There are no formal obstacles to the establishment of such funds because, officially, they would be open to everyone. It's quite another matter whether eg. Bosniacs would be willing to invest their certificates in a "Croatian" fund and vice versa, whether Croats would entrust a "Bosniac" fund with their certificates. Judging by all, there is a tacit consensus regarding this issue among the ruling national parties in the B&H Federation - the SDA and the HDZ - expressed in the principle "finders keepers", while the rest is a question of method.
Numerous foreign and national experts broke their necks trying to persuade future domestic capitalists, i.e. share-holders who are already totally confused, that the optimum solution for investing privatisation certificates are privatisation investment funds (PIF) which is further corroborated by the entire market economy theory and practice and is beyond any question. However, not a single request for the establishment of a privatisation investment fund has been submitted and although there were some unofficial announcements nothing specific has been done yet.
The reason partly lies in the fact that a founding deposit of 1 million German marks in cash is required for the establishment of a PIF. Needless to say, much more money than that can be found in bags and pockets of the newly emerged rich, but the question remains whether they think it interesting and worth their while to invest this sum as a founding deposit in a fund or that it would be more profitable to "turn over" this capital through half-legal and illegal deals and thus increase it many times over.
Although the so called "little privatisation" has already started, the "national" as well as other interests will come to the fore only with the sale of large enterprises which, according to the officials from the Privatisation Agency, could happen this fall.
The success of the privatisation idea according to ethnic quotas will crucially depend on the readiness of citizens to entrust their certificates to them. If only two investment funds with more or less open "national sing" appear on the market the result is certain already now - the existing state enterprises will be privatised, but under the national "umbrella", and the ruling elite will be granted the right to legally run the economy under the guise of market economy and "sacred and inviolable" principle of private property.
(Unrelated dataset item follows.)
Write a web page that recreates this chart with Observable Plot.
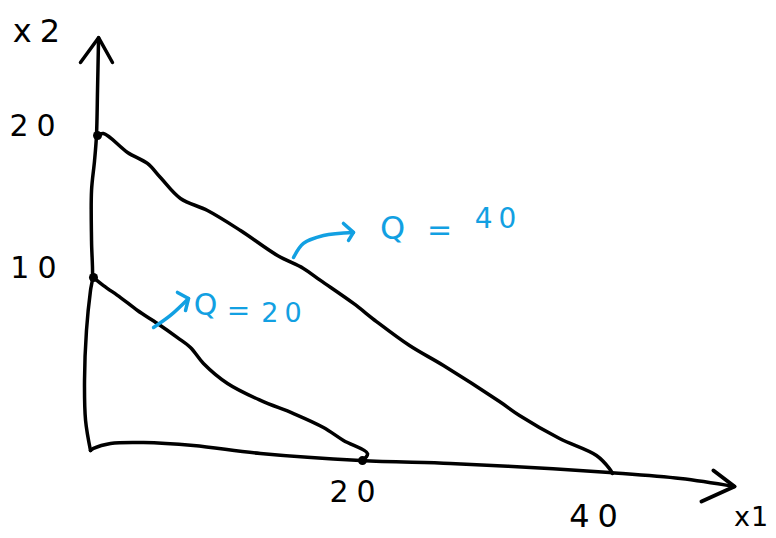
<!DOCTYPE html>
<html>
<head>
<meta charset="utf-8">
<script src="https://cdn.jsdelivr.net/npm/d3@7"></script>
<script src="https://cdn.jsdelivr.net/npm/@observablehq/plot@0.6"></script>
<style>
  html, body { margin: 0; padding: 0; background: #fff; }
  #chart { width: 776px; height: 538px; overflow: hidden; }
  .lbl text { letter-spacing: 8px; }
  .lbl2 text { letter-spacing: 1px; }
  .blue text { letter-spacing: 6px; }
</style>
</head>
<body>
<div id="chart"></div>
<script>
// Hand-drawn axes and isoquants (data units: x1 0..40, x2 0..20)
const yAxisX = [0, -0.38, -0.46, -0.31, 0, 0.15, 0.08, 0.08, 0.31, 0.46, 0.54, 0.62];
const yAxisY = [0, 1.88, 4.38, 7.5, 10, 10.75, 13.1, 16.25, 18.1, 19.7, 22.5, 25.8];
const yArrowX = [-0.77, 0.62, 1.69];
const yArrowY = [24.25, 25.8, 24.25];

const xAxisX = [0, 0.23, 1.54, 4.08, 7.92, 13.08, 20.77, 27.69, 33.85, 39.92, 45.38, 49.54];
const xAxisY = [0, 0.13, 0.44, 0.5, 0.31, -0.19, -0.63, -0.81, -1.06, -1.38, -1.75, -2.25];
const xArrowX = [47.92, 49.54, 47.0];
const xArrowY = [-1.25, -2.25, -3.19];

const q40X = [0.54, 1.0, 2.85, 4.38, 5.38, 6.92, 9.0, 11.54, 14.38, 16.38, 17.69, 20.23, 22.0, 24.54, 27.15, 31.46, 33.0, 36.08, 38.92, 39.92, 40.15];
const q40Y = [19.69, 19.81, 18.63, 17.94, 17.06, 15.75, 15.0, 13.75, 12.19, 11.38, 10.63, 9.19, 8.06, 6.56, 5.31, 3.06, 2.19, 0.75, -0.31, -1.13, -1.44];

const q20X = [0.23, 1.0, 2.31, 3.62, 5.15, 6.69, 7.69, 8.69, 10.54, 13.08, 15.62, 17.92, 19.46, 21.31, 20.92];
const q20Y = [10.81, 10.31, 9.56, 8.75, 7.94, 7.06, 6.44, 5.44, 4.19, 3.13, 2.31, 1.44, 0.63, -0.19, -0.63];

const dotX = [0.23, 0.54, 20.92];
const dotY = [10.81, 19.69, -0.63];

// blue pointer arrows
const arr40X = [15.62, 16.38, 17.92, 20.23];
const arr40Y = [12.06, 12.94, 13.44, 13.63];
const head40X = [19.46, 20.23, 19.85];
const head40Y = [14.19, 13.63, 13.13];
const arr20X = [4.85, 6.15, 7.54];
const arr20Y = [7.69, 8.44, 9.5];
const head20X = [6.69, 7.54, 7.31];
const head20Y = [9.88, 9.5, 8.75];

// tick labels
const tickText = ["20", "10", "20", "40"];
const tickX = [-4.15, -4.08, 20.46, 39.0];
const tickY = [20.25, 11.38, -2.63, -4.13];
const tickSize = [30, 30, 30, 32];

// axis names
const axisText = ["x2", "x1"];
const axisX = [-3.85, 49.5];
const axisY = [26.19, -4.2];

// annotations
const noteText = ["Q", "=", "40", "Q", "=", "20"];
const noteX = [23.46, 27.08, 31.38, 9.08, 11.62, 14.92];
const noteY = [13.88, 13.75, 14.44, 9.06, 8.69, 8.56];
const noteSize = [32, 30, 28, 30, 28, 27];

const pts = (xs, ys) => xs.map((x, i) => ({x, y: ys[i]}));

const black = "#000";
const blue = "#12a0e2";

const chart = Plot.plot({
  width: 776,
  height: 538,
  margin: 0,
  x: {domain: [0, 40], range: [90, 610], axis: null},
  y: {domain: [0, 20], range: [450, 130], axis: null},
  style: {background: "#fff", fontFamily: "DejaVu Sans"},
  marks: [
    Plot.line(pts(yAxisX, yAxisY), {x: "x", y: "y", stroke: black, strokeWidth: 3.5, curve: "catmull-rom"}),
    Plot.line(pts(yArrowX, yArrowY), {x: "x", y: "y", stroke: black, strokeWidth: 3.5}),
    Plot.line(pts(xAxisX, xAxisY), {x: "x", y: "y", stroke: black, strokeWidth: 3.5, curve: "catmull-rom"}),
    Plot.line(pts(xArrowX, xArrowY), {x: "x", y: "y", stroke: black, strokeWidth: 4}),
    Plot.line(pts(q40X, q40Y), {x: "x", y: "y", stroke: black, strokeWidth: 3.5, curve: "catmull-rom"}),
    Plot.line(pts(q20X, q20Y), {x: "x", y: "y", stroke: black, strokeWidth: 3.5, curve: "catmull-rom"}),
    Plot.dot(pts(dotX, dotY), {x: "x", y: "y", r: 4.5, fill: black}),
    Plot.line(pts(arr40X, arr40Y), {x: "x", y: "y", stroke: blue, strokeWidth: 3.5, curve: "catmull-rom"}),
    Plot.line(pts(head40X, head40Y), {x: "x", y: "y", stroke: blue, strokeWidth: 3.5}),
    Plot.line(pts(arr20X, arr20Y), {x: "x", y: "y", stroke: blue, strokeWidth: 3.5, curve: "catmull-rom"}),
    Plot.line(pts(head20X, head20Y), {x: "x", y: "y", stroke: blue, strokeWidth: 3.5}),
    Plot.text(tickText.map((t, i) => ({t, x: tickX[i], y: tickY[i], s: tickSize[i]})),
      {x: "x", y: "y", text: "t", fontSize: d => d.s, fill: black, className: "lbl"}),
    Plot.text([{t: axisText[0], x: axisX[0], y: axisY[0]}],
      {x: "x", y: "y", text: "t", fontSize: 32, fill: black, textAnchor: "middle", className: "lbl"}),
    Plot.text([{t: axisText[1], x: axisX[1], y: axisY[1]}],
      {x: "x", y: "y", text: "t", fontSize: 27, fill: black, textAnchor: "start", className: "lbl2"}),
    Plot.text(noteText.map((t, i) => ({t, x: noteX[i], y: noteY[i], s: noteSize[i]})),
      {x: "x", y: "y", text: "t", fontSize: d => d.s, fill: blue, className: "blue"})
  ]
});

document.getElementById("chart").appendChild(chart);
</script>
</body>
</html>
Then the international community will be able to come to a satisfactory conclusion that the transition of property has been carried out in B&H while the main cause of the majority of problems would still lie in a combination of money, crime and politics garnished with a national concept of power. In that case, by enthroning themselves as the new economic elite, the current power-holders might be more willing to forgo the formal political power which they hold now in exchange for the power which comes with the money,i.e. the economic control. In that way they would get only a "mandatory fine" and avoid having to account to public for all that has (not) been done and for the missed chances to make it possible for ordinary people of B&H to live at least decently of their own labour and hope for a better future. Their certificates should help them in this, on condition that they are invested in enterprises with market prospects which has nothing in common with "vital national interests" no matter how hard national spiritual fathers will try to convince their today's voters and tomorrow's share-holders of the contrary.